#### Source material

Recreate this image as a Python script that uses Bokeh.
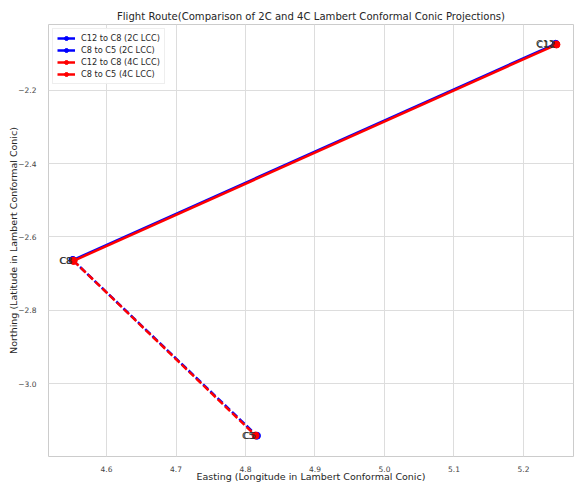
from bokeh.plotting import figure
from bokeh.models import (Range1d, FixedTicker, CustomJSTickFormatter, Legend,
                          LegendItem, Label)
from bokeh.core.properties import value
from bokeh.embed import file_html
from bokeh.resources import INLINE

# Projected coordinates (metres) of the three waypoints in each projection
cities = ["C12", "C8", "C5"]
east_2c = [5246500, 4551500, 4816500]
north_2c = [-2073000, -2663000, -3142000]
east_4c = [5247500, 4552500, 4814500]
north_4c = [-2075000, -2665000, -3141500]

x_ticks = [4.6e6, 4.7e6, 4.8e6, 4.9e6, 5.0e6, 5.1e6, 5.2e6]
y_ticks = [-2.2e6, -2.4e6, -2.6e6, -2.8e6, -3.0e6]

FONT = "DejaVu Sans"
BLUE = "#0000ff"
RED = "#ff0000"

p = figure(width=575, height=484, output_backend="svg", toolbar_location=None,
           x_range=Range1d(4.5165e6, 5.272e6), y_range=Range1d(-3.1987e6, -2.0204e6),
           min_border_left=48, min_border_right=2, min_border_top=24, min_border_bottom=27,
           background_fill_color="white", border_fill_color="white")

p.title.text = "Flight Route(Comparison of 2C and 4C Lambert Conformal Conic Projections)"
p.title.align = "center"
p.title.text_font = FONT
p.title.text_font_size = "10.1px"
p.title.text_font_style = "normal"
p.title.text_color = "#262626"
p.title.standoff = 5

p.outline_line_color = "#cccccc"
p.outline_line_width = 1
for g in (p.xgrid, p.ygrid):
    g.grid_line_color = "#dddddd"
    g.grid_line_width = 1

fmt = CustomJSTickFormatter(code="return (tick/1e6).toFixed(1).replace('-', '\u2212');")
for ax, ticks in ((p.xaxis, x_ticks), (p.yaxis, y_ticks)):
    ax.ticker = FixedTicker(ticks=ticks)
    ax.formatter = fmt
    ax.axis_line_color = None
    ax.major_tick_line_color = None
    ax.minor_tick_line_color = None
    ax.major_label_text_font = FONT
    ax.major_label_text_font_size = "7.5px"
    ax.major_label_text_color = "#444444"
    ax.axis_label_text_font = FONT
    ax.axis_label_text_font_size = "9.5px"
    ax.axis_label_text_font_style = "normal"
    ax.axis_label_text_color = "#262626"

p.xaxis.axis_label = "Easting (Longitude in Lambert Conformal Conic)"
p.yaxis.axis_label = "Northing (Latitude in Lambert Conformal Conic)"
p.xaxis.major_label_standoff = 3
p.xaxis.axis_label_standoff = -4
p.yaxis.major_label_standoff = 6
p.yaxis.axis_label_standoff = -4


def leg(east, north, i, j, color, dash):
    xs = [east[i], east[j]]
    ys = [north[i], north[j]]
    ln = p.line(xs, ys, line_color=color, line_width=2.5, line_dash=dash)
    mk = p.scatter(xs, ys, size=7, fill_color=color, line_color=color)
    return ln, mk


b1, bm1 = leg(east_2c, north_2c, 0, 1, BLUE, "solid")
b2, bm2 = leg(east_2c, north_2c, 1, 2, BLUE, "7 3")
r1, rm1 = leg(east_4c, north_4c, 0, 1, RED, "solid")
r2, rm2 = leg(east_4c, north_4c, 1, 2, RED, "7 3")

# City names next to each waypoint, for both projections
for east, north in ((east_2c, north_2c), (east_4c, north_4c)):
    p.text(east, north, text=cities, text_font=value(FONT), text_font_size="9.5px",
           text_align="right", text_baseline="alphabetic", text_color="#333333",
           x_offset=-1)

# Legend keys are shown as solid line + marker for every route
items = [
    LegendItem(label="C12 to C8 (2C LCC)", renderers=[b1, bm1]),
    LegendItem(label="C8 to C5 (2C LCC)", renderers=[b1, bm2]),
    LegendItem(label="C12 to C8 (4C LCC)", renderers=[r1, rm1]),
    LegendItem(label="C8 to C5 (4C LCC)", renderers=[r1, rm2]),
]
legend = Legend(items=items, location="top_left", orientation="vertical")
legend.label_text_font = FONT
legend.label_text_font_size = "8.2px"
legend.label_text_color = "#262626"
legend.glyph_width = 18
legend.glyph_height = 10
legend.label_height = 10
legend.label_standoff = 6
legend.spacing = 2
legend.padding = 4
legend.margin = 4
legend.border_line_color = "#dddddd"
legend.border_line_width = 1
legend.background_fill_alpha = 0.9
p.add_layout(legend)

# Offset (scale) annotations of the two axes
p.add_layout(Label(x=4.5165e6, y=-2.0204e6, text="1e6", text_font=FONT,
                   text_font_size="7.5px", text_color="#444444", x_offset=0, y_offset=3,
                   text_baseline="bottom"))
p.add_layout(Label(x=5.272e6, y=-3.1987e6, text="1e6", text_font=FONT,
                   text_font_size="7.5px", text_color="#444444", x_offset=1, y_offset=-25,
                   text_align="right", text_baseline="bottom"))

open("out.html", "w").write(file_html(p, INLINE))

########

#### The problem:
Copy the material shown above in full and exactly. Skip the pictures.

#### Complete response:
Recreate this image as a Python script that uses Bokeh.
from bokeh.plotting import figure
from bokeh.models import (Range1d, FixedTicker, CustomJSTickFormatter, Legend,
                          LegendItem, Label)
from bokeh.core.properties import value
from bokeh.embed import file_html
from bokeh.resources import INLINE

# Projected coordinates (metres) of the three waypoints in each projection
cities = ["C12", "C8", "C5"]
east_2c = [5246500, 4551500, 4816500]
north_2c = [-2073000, -2663000, -3142000]
east_4c = [5247500, 4552500, 4814500]
north_4c = [-2075000, -2665000, -3141500]

x_ticks = [4.6e6, 4.7e6, 4.8e6, 4.9e6, 5.0e6, 5.1e6, 5.2e6]
y_ticks = [-2.2e6, -2.4e6, -2.6e6, -2.8e6, -3.0e6]

FONT = "DejaVu Sans"
BLUE = "#0000ff"
RED = "#ff0000"

p = figure(width=575, height=484, output_backend="svg", toolbar_location=None,
           x_range=Range1d(4.5165e6, 5.272e6), y_range=Range1d(-3.1987e6, -2.0204e6),
           min_border_left=48, min_border_right=2, min_border_top=24, min_border_bottom=27,
           background_fill_color="white", border_fill_color="white")

p.title.text = "Flight Route(Comparison of 2C and 4C Lambert Conformal Conic Projections)"
p.title.align = "center"
p.title.text_font = FONT
p.title.text_font_size = "10.1px"
p.title.text_font_style = "normal"
p.title.text_color = "#262626"
p.title.standoff = 5

p.outline_line_color = "#cccccc"
p.outline_line_width = 1
for g in (p.xgrid, p.ygrid):
    g.grid_line_color = "#dddddd"
    g.grid_line_width = 1

fmt = CustomJSTickFormatter(code="return (tick/1e6).toFixed(1).replace('-', '\u2212');")
for ax, ticks in ((p.xaxis, x_ticks), (p.yaxis, y_ticks)):
    ax.ticker = FixedTicker(ticks=ticks)
    ax.formatter = fmt
    ax.axis_line_color = None
    ax.major_tick_line_color = None
    ax.minor_tick_line_color = None
    ax.major_label_text_font = FONT
    ax.major_label_text_font_size = "7.5px"
    ax.major_label_text_color = "#444444"
    ax.axis_label_text_font = FONT
    ax.axis_label_text_font_size = "9.5px"
    ax.axis_label_text_font_style = "normal"
    ax.axis_label_text_color = "#262626"

p.xaxis.axis_label = "Easting (Longitude in Lambert Conformal Conic)"
p.yaxis.axis_label = "Northing (Latitude in Lambert Conformal Conic)"
p.xaxis.major_label_standoff = 3
p.xaxis.axis_label_standoff = -4
p.yaxis.major_label_standoff = 6
p.yaxis.axis_label_standoff = -4


def leg(east, north, i, j, color, dash):
    xs = [east[i], east[j]]
    ys = [north[i], north[j]]
    ln = p.line(xs, ys, line_color=color, line_width=2.5, line_dash=dash)
    mk = p.scatter(xs, ys, size=7, fill_color=color, line_color=color)
    return ln, mk


b1, bm1 = leg(east_2c, north_2c, 0, 1, BLUE, "solid")
b2, bm2 = leg(east_2c, north_2c, 1, 2, BLUE, "7 3")
r1, rm1 = leg(east_4c, north_4c, 0, 1, RED, "solid")
r2, rm2 = leg(east_4c, north_4c, 1, 2, RED, "7 3")

# City names next to each waypoint, for both projections
for east, north in ((east_2c, north_2c), (east_4c, north_4c)):
    p.text(east, north, text=cities, text_font=value(FONT), text_font_size="9.5px",
           text_align="right", text_baseline="alphabetic", text_color="#333333",
           x_offset=-1)

# Legend keys are shown as solid line + marker for every route
items = [
    LegendItem(label="C12 to C8 (2C LCC)", renderers=[b1, bm1]),
    LegendItem(label="C8 to C5 (2C LCC)", renderers=[b1, bm2]),
    LegendItem(label="C12 to C8 (4C LCC)", renderers=[r1, rm1]),
    LegendItem(label="C8 to C5 (4C LCC)", renderers=[r1, rm2]),
]
legend = Legend(items=items, location="top_left", orientation="vertical")
legend.label_text_font = FONT
legend.label_text_font_size = "8.2px"
legend.label_text_color = "#262626"
legend.glyph_width = 18
legend.glyph_height = 10
legend.label_height = 10
legend.label_standoff = 6
legend.spacing = 2
legend.padding = 4
legend.margin = 4
legend.border_line_color = "#dddddd"
legend.border_line_width = 1
legend.background_fill_alpha = 0.9
p.add_layout(legend)

# Offset (scale) annotations of the two axes
p.add_layout(Label(x=4.5165e6, y=-2.0204e6, text="1e6", text_font=FONT,
                   text_font_size="7.5px", text_color="#444444", x_offset=0, y_offset=3,
                   text_baseline="bottom"))
p.add_layout(Label(x=5.272e6, y=-3.1987e6, text="1e6", text_font=FONT,
                   text_font_size="7.5px", text_color="#444444", x_offset=1, y_offset=-25,
                   text_align="right", text_baseline="bottom"))

open("out.html", "w").write(file_html(p, INLINE))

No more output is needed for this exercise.